**** Source data

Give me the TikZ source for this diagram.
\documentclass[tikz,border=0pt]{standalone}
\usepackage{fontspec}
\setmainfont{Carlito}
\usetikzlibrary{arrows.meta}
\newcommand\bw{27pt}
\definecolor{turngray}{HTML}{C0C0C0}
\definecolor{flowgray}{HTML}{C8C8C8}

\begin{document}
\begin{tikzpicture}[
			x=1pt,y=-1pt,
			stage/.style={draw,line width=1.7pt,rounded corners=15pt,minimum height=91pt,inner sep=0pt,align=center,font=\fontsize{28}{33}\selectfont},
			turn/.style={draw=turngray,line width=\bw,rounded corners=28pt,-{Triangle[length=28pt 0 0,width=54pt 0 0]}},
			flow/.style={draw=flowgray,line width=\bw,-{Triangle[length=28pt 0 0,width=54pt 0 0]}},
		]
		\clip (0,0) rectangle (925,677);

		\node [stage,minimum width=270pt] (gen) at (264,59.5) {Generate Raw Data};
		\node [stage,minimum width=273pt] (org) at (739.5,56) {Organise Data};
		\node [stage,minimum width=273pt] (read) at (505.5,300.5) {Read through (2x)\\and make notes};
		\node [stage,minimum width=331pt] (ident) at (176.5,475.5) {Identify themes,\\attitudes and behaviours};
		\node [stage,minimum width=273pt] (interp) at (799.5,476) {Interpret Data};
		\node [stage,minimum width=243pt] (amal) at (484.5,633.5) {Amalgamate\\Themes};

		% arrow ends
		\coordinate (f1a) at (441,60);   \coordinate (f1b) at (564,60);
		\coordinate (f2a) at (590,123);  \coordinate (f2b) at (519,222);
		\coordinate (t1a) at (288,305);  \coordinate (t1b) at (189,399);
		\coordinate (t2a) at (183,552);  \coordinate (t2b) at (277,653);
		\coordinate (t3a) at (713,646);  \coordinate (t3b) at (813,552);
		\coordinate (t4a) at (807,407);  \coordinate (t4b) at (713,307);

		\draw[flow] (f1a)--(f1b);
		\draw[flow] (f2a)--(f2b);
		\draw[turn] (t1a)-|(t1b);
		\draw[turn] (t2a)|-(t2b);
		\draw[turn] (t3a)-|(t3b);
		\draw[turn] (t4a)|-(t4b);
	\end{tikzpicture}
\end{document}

********

Your objective: Retype the data exactly as given.

Reply to the task:
Give me the TikZ source for this diagram.
\documentclass[tikz,border=0pt]{standalone}
\usepackage{fontspec}
\setmainfont{Carlito}
\usetikzlibrary{arrows.meta}
\newcommand\bw{27pt}
\definecolor{turngray}{HTML}{C0C0C0}
\definecolor{flowgray}{HTML}{C8C8C8}

\begin{document}
\begin{tikzpicture}[
			x=1pt,y=-1pt,
			stage/.style={draw,line width=1.7pt,rounded corners=15pt,minimum height=91pt,inner sep=0pt,align=center,font=\fontsize{28}{33}\selectfont},
			turn/.style={draw=turngray,line width=\bw,rounded corners=28pt,-{Triangle[length=28pt 0 0,width=54pt 0 0]}},
			flow/.style={draw=flowgray,line width=\bw,-{Triangle[length=28pt 0 0,width=54pt 0 0]}},
		]
		\clip (0,0) rectangle (925,677);

		\node [stage,minimum width=270pt] (gen) at (264,59.5) {Generate Raw Data};
		\node [stage,minimum width=273pt] (org) at (739.5,56) {Organise Data};
		\node [stage,minimum width=273pt] (read) at (505.5,300.5) {Read through (2x)\\and make notes};
		\node [stage,minimum width=331pt] (ident) at (176.5,475.5) {Identify themes,\\attitudes and behaviours};
		\node [stage,minimum width=273pt] (interp) at (799.5,476) {Interpret Data};
		\node [stage,minimum width=243pt] (amal) at (484.5,633.5) {Amalgamate\\Themes};

		% arrow ends
		\coordinate (f1a) at (441,60);   \coordinate (f1b) at (564,60);
		\coordinate (f2a) at (590,123);  \coordinate (f2b) at (519,222);
		\coordinate (t1a) at (288,305);  \coordinate (t1b) at (189,399);
		\coordinate (t2a) at (183,552);  \coordinate (t2b) at (277,653);
		\coordinate (t3a) at (713,646);  \coordinate (t3b) at (813,552);
		\coordinate (t4a) at (807,407);  \coordinate (t4b) at (713,307);

		\draw[flow] (f1a)--(f1b);
		\draw[flow] (f2a)--(f2b);
		\draw[turn] (t1a)-|(t1b);
		\draw[turn] (t2a)|-(t2b);
		\draw[turn] (t3a)-|(t3b);
		\draw[turn] (t4a)|-(t4b);
	\end{tikzpicture}
\end{document}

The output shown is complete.